Instruction: Reproduce nothing except the lines between the line with "Clone this chart in Plotly.js." and the line with "-5.3, -2.8, 0];", both ends included, and please leave out pictures.

Stored data:
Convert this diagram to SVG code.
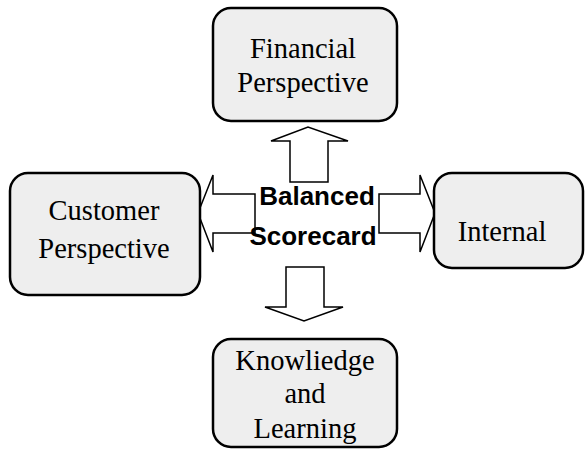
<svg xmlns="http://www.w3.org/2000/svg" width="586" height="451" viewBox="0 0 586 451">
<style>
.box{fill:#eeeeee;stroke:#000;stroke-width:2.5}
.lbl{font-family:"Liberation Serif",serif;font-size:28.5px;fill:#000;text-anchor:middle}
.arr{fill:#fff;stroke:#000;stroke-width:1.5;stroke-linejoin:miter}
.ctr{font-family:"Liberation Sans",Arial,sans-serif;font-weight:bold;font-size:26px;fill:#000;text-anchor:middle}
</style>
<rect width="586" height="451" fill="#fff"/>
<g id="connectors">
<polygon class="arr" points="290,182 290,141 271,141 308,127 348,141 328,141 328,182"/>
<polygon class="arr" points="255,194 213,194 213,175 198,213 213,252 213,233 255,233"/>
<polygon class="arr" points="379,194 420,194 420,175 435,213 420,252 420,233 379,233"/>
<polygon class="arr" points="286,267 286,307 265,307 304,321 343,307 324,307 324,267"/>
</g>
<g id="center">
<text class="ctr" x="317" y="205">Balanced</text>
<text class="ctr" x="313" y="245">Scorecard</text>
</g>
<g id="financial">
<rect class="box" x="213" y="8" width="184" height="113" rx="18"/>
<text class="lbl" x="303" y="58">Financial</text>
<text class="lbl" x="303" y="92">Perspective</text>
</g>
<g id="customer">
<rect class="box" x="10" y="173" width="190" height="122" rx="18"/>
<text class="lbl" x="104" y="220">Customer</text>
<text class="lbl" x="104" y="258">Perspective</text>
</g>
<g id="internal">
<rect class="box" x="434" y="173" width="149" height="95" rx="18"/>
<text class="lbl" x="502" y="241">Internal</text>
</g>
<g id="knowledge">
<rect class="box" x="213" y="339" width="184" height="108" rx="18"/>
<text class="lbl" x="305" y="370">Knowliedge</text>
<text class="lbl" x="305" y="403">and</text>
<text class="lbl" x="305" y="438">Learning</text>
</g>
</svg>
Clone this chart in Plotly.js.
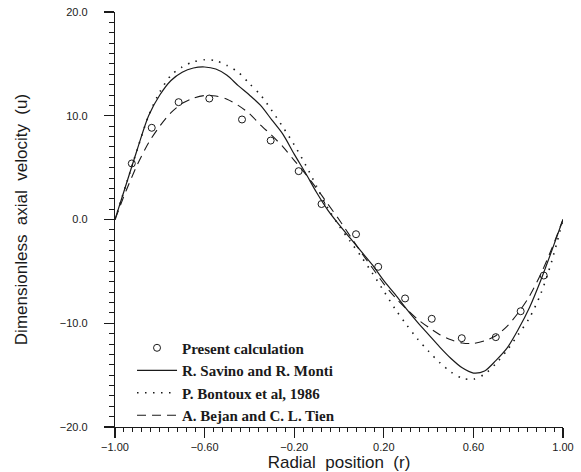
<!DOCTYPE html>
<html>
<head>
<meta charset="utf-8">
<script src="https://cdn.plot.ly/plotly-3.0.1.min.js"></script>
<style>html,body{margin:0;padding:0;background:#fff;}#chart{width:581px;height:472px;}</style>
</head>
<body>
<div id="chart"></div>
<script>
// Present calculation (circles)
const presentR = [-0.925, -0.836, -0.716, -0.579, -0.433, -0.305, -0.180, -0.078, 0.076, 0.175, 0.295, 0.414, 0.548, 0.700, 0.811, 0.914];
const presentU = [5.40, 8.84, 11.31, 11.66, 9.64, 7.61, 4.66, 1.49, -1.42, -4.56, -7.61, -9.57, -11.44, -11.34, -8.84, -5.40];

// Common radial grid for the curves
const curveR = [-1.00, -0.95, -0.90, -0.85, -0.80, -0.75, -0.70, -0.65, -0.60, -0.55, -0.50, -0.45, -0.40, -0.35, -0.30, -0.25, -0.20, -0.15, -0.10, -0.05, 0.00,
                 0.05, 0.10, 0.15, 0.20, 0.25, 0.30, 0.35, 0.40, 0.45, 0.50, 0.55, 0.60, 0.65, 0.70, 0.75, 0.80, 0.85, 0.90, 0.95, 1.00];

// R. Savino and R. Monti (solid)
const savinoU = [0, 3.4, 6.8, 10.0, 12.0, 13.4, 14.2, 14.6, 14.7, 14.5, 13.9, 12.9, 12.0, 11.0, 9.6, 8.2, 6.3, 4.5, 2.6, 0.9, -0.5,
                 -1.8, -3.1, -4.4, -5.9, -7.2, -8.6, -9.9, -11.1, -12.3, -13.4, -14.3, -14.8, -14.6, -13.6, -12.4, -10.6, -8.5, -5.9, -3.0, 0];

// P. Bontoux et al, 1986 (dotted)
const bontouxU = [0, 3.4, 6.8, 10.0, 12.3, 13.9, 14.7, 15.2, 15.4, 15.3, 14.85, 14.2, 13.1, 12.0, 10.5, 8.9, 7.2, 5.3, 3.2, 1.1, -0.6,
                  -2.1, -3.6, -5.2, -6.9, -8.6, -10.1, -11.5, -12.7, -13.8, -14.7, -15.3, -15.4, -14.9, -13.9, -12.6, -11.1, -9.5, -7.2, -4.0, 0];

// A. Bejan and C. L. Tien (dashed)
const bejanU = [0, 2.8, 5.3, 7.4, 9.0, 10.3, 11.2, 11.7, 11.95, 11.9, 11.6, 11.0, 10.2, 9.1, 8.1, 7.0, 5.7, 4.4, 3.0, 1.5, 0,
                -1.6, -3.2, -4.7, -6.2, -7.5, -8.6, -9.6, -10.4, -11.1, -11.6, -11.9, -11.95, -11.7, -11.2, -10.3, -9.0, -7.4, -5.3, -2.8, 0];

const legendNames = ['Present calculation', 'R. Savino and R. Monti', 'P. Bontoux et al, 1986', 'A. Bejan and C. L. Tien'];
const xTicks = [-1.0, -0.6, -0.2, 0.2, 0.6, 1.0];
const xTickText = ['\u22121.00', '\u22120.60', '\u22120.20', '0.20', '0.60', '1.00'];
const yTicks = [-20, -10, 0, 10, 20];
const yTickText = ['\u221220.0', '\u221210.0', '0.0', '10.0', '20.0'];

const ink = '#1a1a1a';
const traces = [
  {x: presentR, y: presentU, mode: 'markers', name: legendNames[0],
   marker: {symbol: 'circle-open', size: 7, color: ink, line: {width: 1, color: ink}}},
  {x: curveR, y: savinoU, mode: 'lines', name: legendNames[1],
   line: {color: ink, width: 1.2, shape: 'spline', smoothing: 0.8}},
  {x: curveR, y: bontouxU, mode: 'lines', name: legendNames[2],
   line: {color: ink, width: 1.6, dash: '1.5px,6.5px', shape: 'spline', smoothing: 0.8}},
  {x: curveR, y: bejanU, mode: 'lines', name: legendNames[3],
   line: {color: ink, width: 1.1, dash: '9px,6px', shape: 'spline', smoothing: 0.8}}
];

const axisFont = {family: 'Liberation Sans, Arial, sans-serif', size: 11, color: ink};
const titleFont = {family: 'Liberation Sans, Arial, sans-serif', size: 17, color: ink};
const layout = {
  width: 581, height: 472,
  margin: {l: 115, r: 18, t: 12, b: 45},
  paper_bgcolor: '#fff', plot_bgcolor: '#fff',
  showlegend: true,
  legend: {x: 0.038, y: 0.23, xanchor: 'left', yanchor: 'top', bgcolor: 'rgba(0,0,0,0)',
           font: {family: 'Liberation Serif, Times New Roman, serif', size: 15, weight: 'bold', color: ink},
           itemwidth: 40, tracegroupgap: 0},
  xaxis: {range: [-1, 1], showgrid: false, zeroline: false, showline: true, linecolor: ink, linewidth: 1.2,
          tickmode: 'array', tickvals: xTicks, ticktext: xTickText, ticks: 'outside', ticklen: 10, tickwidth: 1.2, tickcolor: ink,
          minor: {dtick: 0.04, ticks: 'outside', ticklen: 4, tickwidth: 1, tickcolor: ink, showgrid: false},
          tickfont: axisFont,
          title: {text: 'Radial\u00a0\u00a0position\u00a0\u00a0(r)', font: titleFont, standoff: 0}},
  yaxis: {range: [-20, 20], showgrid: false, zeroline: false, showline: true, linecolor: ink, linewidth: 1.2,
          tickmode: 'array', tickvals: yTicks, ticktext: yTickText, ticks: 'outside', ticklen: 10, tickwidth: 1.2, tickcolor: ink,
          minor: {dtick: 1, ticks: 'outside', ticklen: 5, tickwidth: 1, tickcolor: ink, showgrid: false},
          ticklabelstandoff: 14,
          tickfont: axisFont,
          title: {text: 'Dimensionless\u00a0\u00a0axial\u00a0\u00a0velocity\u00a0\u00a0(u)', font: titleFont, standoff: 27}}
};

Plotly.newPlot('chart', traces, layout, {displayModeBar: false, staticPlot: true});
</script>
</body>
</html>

Result of this task:
Clone this chart in Plotly.js.
<!DOCTYPE html>
<html>
<head>
<meta charset="utf-8">
<script src="https://cdn.plot.ly/plotly-3.0.1.min.js"></script>
<style>html,body{margin:0;padding:0;background:#fff;}#chart{width:581px;height:472px;}</style>
</head>
<body>
<div id="chart"></div>
<script>
// Present calculation (circles)
const presentR = [-0.925, -0.836, -0.716, -0.579, -0.433, -0.305, -0.180, -0.078, 0.076, 0.175, 0.295, 0.414, 0.548, 0.700, 0.811, 0.914];
const presentU = [5.40, 8.84, 11.31, 11.66, 9.64, 7.61, 4.66, 1.49, -1.42, -4.56, -7.61, -9.57, -11.44, -11.34, -8.84, -5.40];

// Common radial grid for the curves
const curveR = [-1.00, -0.95, -0.90, -0.85, -0.80, -0.75, -0.70, -0.65, -0.60, -0.55, -0.50, -0.45, -0.40, -0.35, -0.30, -0.25, -0.20, -0.15, -0.10, -0.05, 0.00,
                 0.05, 0.10, 0.15, 0.20, 0.25, 0.30, 0.35, 0.40, 0.45, 0.50, 0.55, 0.60, 0.65, 0.70, 0.75, 0.80, 0.85, 0.90, 0.95, 1.00];

// R. Savino and R. Monti (solid)
const savinoU = [0, 3.4, 6.8, 10.0, 12.0, 13.4, 14.2, 14.6, 14.7, 14.5, 13.9, 12.9, 12.0, 11.0, 9.6, 8.2, 6.3, 4.5, 2.6, 0.9, -0.5,
                 -1.8, -3.1, -4.4, -5.9, -7.2, -8.6, -9.9, -11.1, -12.3, -13.4, -14.3, -14.8, -14.6, -13.6, -12.4, -10.6, -8.5, -5.9, -3.0, 0];

// P. Bontoux et al, 1986 (dotted)
const bontouxU = [0, 3.4, 6.8, 10.0, 12.3, 13.9, 14.7, 15.2, 15.4, 15.3, 14.85, 14.2, 13.1, 12.0, 10.5, 8.9, 7.2, 5.3, 3.2, 1.1, -0.6,
                  -2.1, -3.6, -5.2, -6.9, -8.6, -10.1, -11.5, -12.7, -13.8, -14.7, -15.3, -15.4, -14.9, -13.9, -12.6, -11.1, -9.5, -7.2, -4.0, 0];

// A. Bejan and C. L. Tien (dashed)
const bejanU = [0, 2.8, 5.3, 7.4, 9.0, 10.3, 11.2, 11.7, 11.95, 11.9, 11.6, 11.0, 10.2, 9.1, 8.1, 7.0, 5.7, 4.4, 3.0, 1.5, 0,
                -1.6, -3.2, -4.7, -6.2, -7.5, -8.6, -9.6, -10.4, -11.1, -11.6, -11.9, -11.95, -11.7, -11.2, -10.3, -9.0, -7.4, -5.3, -2.8, 0];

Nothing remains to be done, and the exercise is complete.